Dis-moi que tu ne sais pas quoi me dire, car tu sais que ma douleur est horrible. Demande-moi ce que tu peux faire pour moi, je vais te le dire.
Invite-moi à sortir.
Écoute-moi quand j'en ai besoin et tends moi ben des mouchoirs.
Et si tu me demandes comment ça va, bien c'est fort possible que j'éclate en sanglots pis que je braille ma vie live devant toi, en plein milieu de l'allée des pâtes à l'épicerie. Si tu n'es pas prêt à ça ben, souris-moi amicalement, je vais comprendre. Transmets-moi un regard rempli d'empathie, ça va me faire du bien. Viens me serrer dans tes bras sans rien dire, tu vas mettre un baume sur ma plaie.
Mais surtout, demande-toi comment toi tu réagirais si la phrase que tu t'apprêtes à me dire t'étais dite dans des circonstances semblables, pis si tu trouves que ça pas d'allure, ben change la recette.
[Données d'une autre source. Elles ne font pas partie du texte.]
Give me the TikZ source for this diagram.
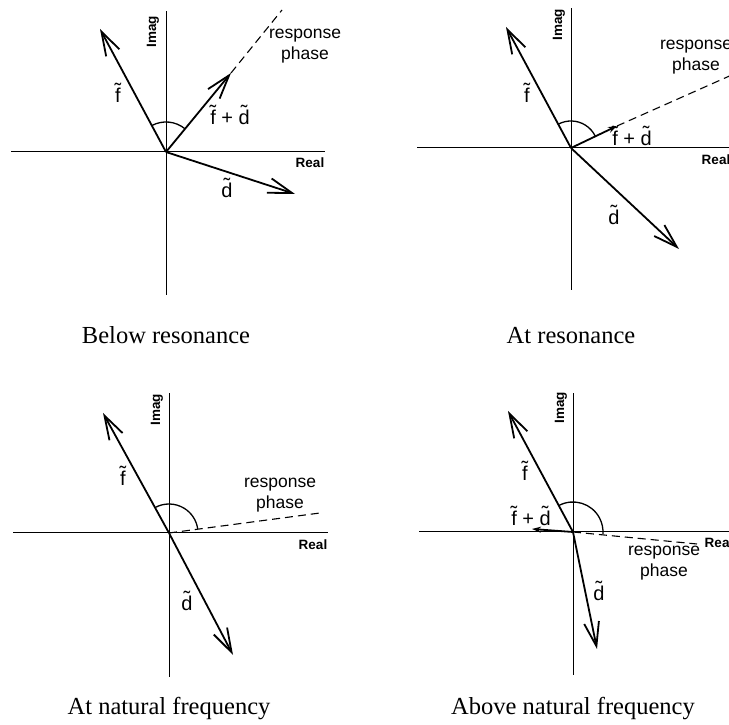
\documentclass[tikz,border=0pt]{standalone}
\usepackage{fontspec}
\setmainfont{Liberation Serif}
\setsansfont{Liberation Sans}
\usetikzlibrary{arrows.meta}
% small tilde set above a letter
\newcommand\tildeover[1]{\setbox0\hbox{#1}\rlap{\hbox to \wd0{\hss\raisebox{0.26em}{\char"02DC}\hss}}\box0\relax}
\tikzset{
  phasoraxis/.style={line width=1pt, draw=black},
  phasorvec/.style={line width=1.8pt, -{Straight Barb[length=24pt, width=15pt]}},
  smallvec/.style={line width=1.8pt, -{Stealth[length=9pt, width=6pt]}},
  phaseline/.style={line width=1.1pt, dash pattern=on 8pt off 5pt},
  phasearc/.style={line width=1.3pt},
  axistext/.style={font=\sffamily\bfseries\fontsize{13.5}{15}\selectfont, inner sep=0pt},
  vectext/.style={font=\sffamily\fontsize{20}{22}\selectfont, inner sep=0pt},
  phasetext/.style={font=\sffamily\fontsize{17.5}{21}\selectfont, align=center, inner sep=0pt},
  captiontext/.style={font=\fontsize{24.5}{28}\selectfont, anchor=base}
}

\begin{document}
\begin{tikzpicture}[x=1pt,y=1pt]
  \useasboundingbox (0,0) rectangle (729,725);

  % Below resonance
  \begin{scope}[shift={(166,573)}]
    \coordinate (o1) at (0,0);
    \coordinate (xl1) at (-155,0);
    \coordinate (xr1) at (159,0);
    \coordinate (yb1) at (0,-143);
    \coordinate (yt1) at (0,141);
    \coordinate (f1) at (-66,123);
    \coordinate (fd1) at (65,79);
    \coordinate (d1) at (129,-42);
    \coordinate (ph1) at (116,142);
    \draw[phasoraxis] (xl1) -- (xr1);
    \draw[phasoraxis] (yb1) -- (yt1);
    \draw[phaseline] (fd1) -- (ph1);
    \draw[phasorvec] (o1) -- (f1);
    \draw[phasorvec] (o1) -- (fd1);
    \draw[phasorvec] (o1) -- (d1);
    \draw[phasearc] (o1) ++(118:30) arc[start angle=118, end angle=51, radius=30];
    \node[axistext, rotate=90] (im1) at (-13,120) {Imag};
    \node[axistext] (re1) at (144,-11) {Real};
    \node[vectext] (lf1) at (-48,59) {\tildeover{f}};
    \node[vectext] (lfd1) at (64,37) {\tildeover{f} + \tildeover{d}};
    \node[vectext] (ld1) at (61,-36) {\tildeover{d}};
    \node[phasetext] (rp1) at (139,106) {response\\phase};
  \end{scope}
  \node[captiontext] (cap1) at (166,381.5) {Below resonance};

  % At resonance
  \begin{scope}[shift={(571,577)}]
    \coordinate (o2) at (0,0);
    \coordinate (xl2) at (-154,0);
    \coordinate (xr2) at (170,0);
    \coordinate (yb2) at (0,-142);
    \coordinate (yt2) at (0,140);
    \coordinate (f2) at (-65,121);
    \coordinate (fd2) at (46,22);
    \coordinate (d2) at (108,-101);
    \coordinate (ph2) at (172,78);
    \draw[phasoraxis] (xl2) -- (xr2);
    \draw[phasoraxis] (yb2) -- (yt2);
    \draw[phaseline] (fd2) -- (ph2);
    \draw[phasorvec] (o2) -- (f2);
    \draw[smallvec] (o2) -- (fd2);
    \draw[phasorvec] (o2) -- (d2);
    \draw[phasearc] (o2) ++(118:27) arc[start angle=118, end angle=26, radius=27];
    \node[axistext, rotate=90] (im2) at (-12,123) {Imag};
    \node[axistext] (re2) at (145,-12) {Real};
    \node[vectext] (lf2) at (-44,55) {\tildeover{f}};
    \node[vectext] (lfd2) at (61,12) {\tildeover{f} + \tildeover{d}};
    \node[vectext] (ld2) at (43,-67) {\tildeover{d}};
    \node[phasetext] (rp2) at (125,91) {response\\phase};
  \end{scope}
  \node[captiontext] (cap2) at (571,381.5) {At resonance};

  % At natural frequency
  \begin{scope}[shift={(169,192)}]
    \coordinate (o3) at (0,0);
    \coordinate (xl3) at (-156,0);
    \coordinate (xr3) at (159,0);
    \coordinate (yb3) at (0,-144);
    \coordinate (yt3) at (0,140);
    \coordinate (f3) at (-66,120);
    \coordinate (d3) at (64,-122);
    \coordinate (ph3) at (151,20);
    \draw[phasoraxis] (xl3) -- (xr3);
    \draw[phasoraxis] (yb3) -- (yt3);
    \draw[phaseline] (o3) -- (ph3);
    \draw[phasorvec] (o3) -- (f3);
    \draw[phasorvec] (o3) -- (d3);
    \draw[phasearc] (o3) ++(119:29) arc[start angle=119, end angle=8, radius=29];
    \node[axistext, rotate=90] (im3) at (-12,123) {Imag};
    \node[axistext] (re3) at (144,-12) {Real};
    \node[vectext] (lf3) at (-46,57) {\tildeover{f}};
    \node[vectext] (ld3) at (18,-68) {\tildeover{d}};
    \node[phasetext] (rp3) at (111,37.5) {response\\phase};
  \end{scope}
  \node[captiontext] (cap3) at (169,10) {At natural frequency};

  % Above natural frequency
  \begin{scope}[shift={(573,193)}]
    \coordinate (o4) at (0,0);
    \coordinate (xl4) at (-154,0);
    \coordinate (xr4) at (170,0);
    \coordinate (yb4) at (0,-143);
    \coordinate (yt4) at (0,139);
    \coordinate (f4) at (-65,121);
    \coordinate (fd4) at (-41,3);
    \coordinate (d4) at (24,-117);
    \coordinate (ph4) at (124,-12);
    \draw[phasoraxis] (xl4) -- (xr4);
    \draw[phasoraxis] (yb4) -- (yt4);
    \draw[phaseline] (o4) -- (ph4);
    \draw[phasorvec] (o4) -- (f4);
    \draw[smallvec] (o4) -- (fd4);
    \draw[phasorvec] (o4) -- (d4);
    \draw[phasearc] (o4) ++(118:30) arc[start angle=118, end angle=-4, radius=30];
    \node[axistext, rotate=90] (im4) at (-12,124) {Imag};
    \node[axistext] (re4) at (146,-11) {Real};
    \node[vectext] (lf4) at (-48,61) {\tildeover{f}};
    \node[vectext] (lfd4) at (-42,16) {\tildeover{f} + \tildeover{d}};
    \node[vectext] (ld4) at (26,-59) {\tildeover{d}};
    \node[phasetext] (rp4) at (91,-31) {response\\phase};
  \end{scope}
  \node[captiontext] (cap4) at (573,10) {Above natural frequency};
\end{tikzpicture}
\end{document}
Voilà ce que j'aurais aimé dire aux gens il y a de ça presque 9 ans, quand Lydia nous a quittés. Mais là je parle pour moi. Probablement que d'autres parents endeuillés le vivent différemment. S'il y avait une recette magique, je la transmettrais à tout le monde, mais malheureusement, il n'y en a pas.
Dernière chose : sois indulgent envers moi, tu ne me comprends pas vraiment, à moins que tu l'aies vécu toi aussi. Puis ça adonne que je ne me comprends pas moi-même.